Türkiye’nin enerji arzında yeni bir dönem başlıyor. Irak-Türkiye Ham Petrol Boru Hattı’ndan 27 Eylül itibarıyla yeniden başlatılan petrol akışı, yalnızca Türkiye’nin enerji güvenliğini artırmakla kalmıyor; aynı zamanda bölgesel enerji dengelerini de yeniden şekillendirecek potansiyele sahip.
Enerji ve Tabii Kaynaklar Bakanı Alparslan Bayraktar, sosyal medya hesabından yaptığı açıklamada, 6 Şubat depremleri nedeniyle devre dışı kalan boru hattının tekrar operasyona alındığını duyurdu. BOTAŞ, 4 Ekim 2023’te hattı teknik olarak hazır hale getirmişti; ancak siyasi ve teknik süreçlerin tamamlanmasıyla Ceyhan Limanı üzerinden sevkiyatlar resmen başladı.
Irak petrolü Akdeniz'e akıyor: stratejik güzergâh yeniden işliyor
Irak Petrol Bakanlığı tarafından yapılan açıklamada, Irak Kürt Bölgesel Yönetimi (IKBY)’ne ait petrol sahalarından çıkarılan ham petrolün, devletin pazarlama şirketi SOMO aracılığıyla ihraç edildiği bildirildi. Anlaşma kapsamında, ilk etapta günlük 200 bin varil petrolün Ceyhan’a ulaştırılması planlanıyor. Ancak bu sadece başlangıç.
Günlük toplam 1,5 milyon varillik taşıma kapasitesine sahip olan bu hattın yeniden işler hale gelmesi, yalnızca ticaret açısından değil, enerji diplomasisi açısından da büyük önem taşıyor. Bakan Bayraktar, hattın tam kapasiteyle çalışması durumunda 40 milyar dolarlık bir ticaret potansiyelinin açığa çıkabileceğini ifade etti.

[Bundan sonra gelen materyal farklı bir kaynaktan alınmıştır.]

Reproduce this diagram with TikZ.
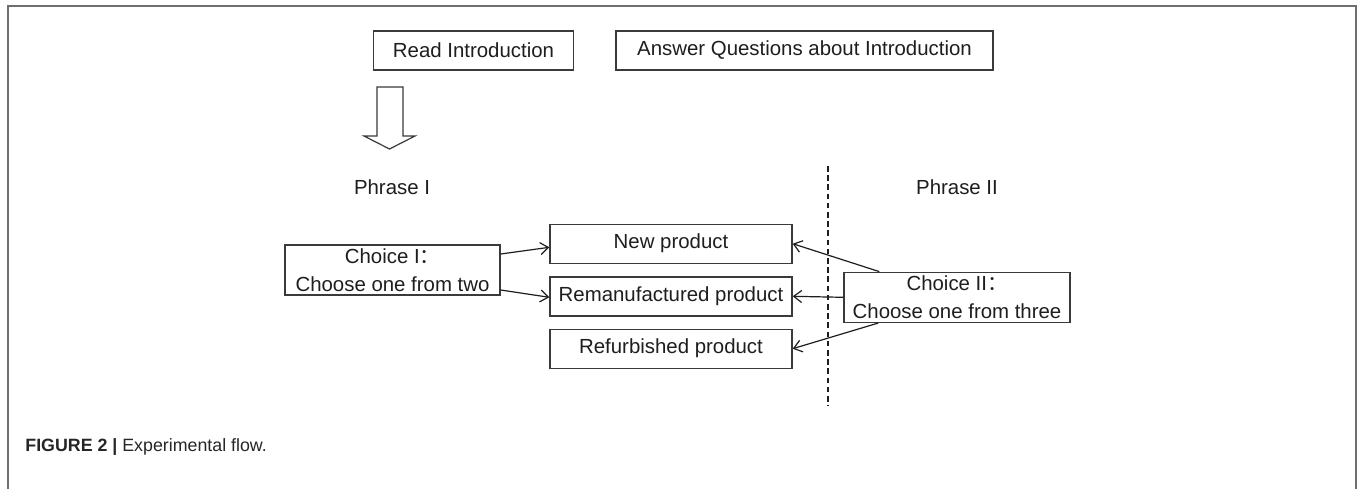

küresel dengeler değişirken Türkiye merkez oluyor
Atlantik Konseyi Kıdemli Araştırmacısı John Roberts, hattın günlük 1 milyon varilden fazla taşıma kapasitesiyle, dünya petrol üretiminin yaklaşık %1’ine denk geldiğini vurguladı. Her ne kadar Avrupa’daki petrol arzında sıkıntı yaşanmasa da, Türkiye açısından bu hattın devreye alınmasının stratejik bir kazanım olduğu görüşünde.
Roberts’a göre, Avrupa şu anda Körfez ve Kuzey Amerika’dan gelen petrolle ihtiyaçlarını karşılayabiliyor. Ancak Türkiye’nin enerji güvenliği açısından asıl kritik gelişme, Sakarya sahasındaki yerli doğal gaz üretimi. Bu kaynakla birlikte Türkiye, dışa bağımlılığını azaltarak enerji politikalarında daha bağımsız bir çizgi izleyebilir.
Irak-IKBY-Türkiye üçgeninde yeni enerji denklemi
Oslo Üniversitesi Siyaset Bilimi Bölümü Öğretim Üyesi Dr. Francesco Sassi, hattın tekrar faaliyete geçmesinin Avrupa enerji piyasasına doğrudan bir etkisi olmayacağını belirtti. Ancak bölgedeki jeopolitik gelişmeler ve arz güvenliği açısından hattın sembolik ve stratejik bir değeri olduğunu ifade etti.
Sassi’ye göre Irak, Hürmüz Boğazı’na olan bağımlılığını azaltmak için alternatif güzergâhlara ihtiyaç duyuyor. Türkiye üzerinden sağlanan bu akış, Orta Doğu’daki tansiyonun arttığı bir dönemde, Irak için bir çıkış yolu sunuyor. Ayrıca, Bağdat ile IKBY arasındaki uzun süredir devam eden petrol yönetimi anlaşmazlıkları bu yeni süreçte çözüm yoluna girebilir.
Akdeniz’e uzanan enerji köprüsü: Türkiye’nin yeni pozisyonu
Irak’tan gelen petrol akışının yeniden başlaması, Ankara ile Bağdat arasında artan diplomatik temaslar ile birlikte düşünüldüğünde, bölgesel enerji ekseninin Körfez’den Akdeniz’e kaymakta olduğunu gösteriyor. Bu durum yalnızca ticari değil, aynı zamanda jeopolitik bir yeniden konumlanmayı da beraberinde getiriyor.
Türkiye, doğudan batıya uzanan bu enerji koridorunda hem güvenli liman hem de bölgesel enerji merkezi olma hedefinibir adım daha ileri taşıyor. Yeni dönem, sadece ekonomik değil, aynı zamanda siyasi kazanımları da içinde barındırıyor.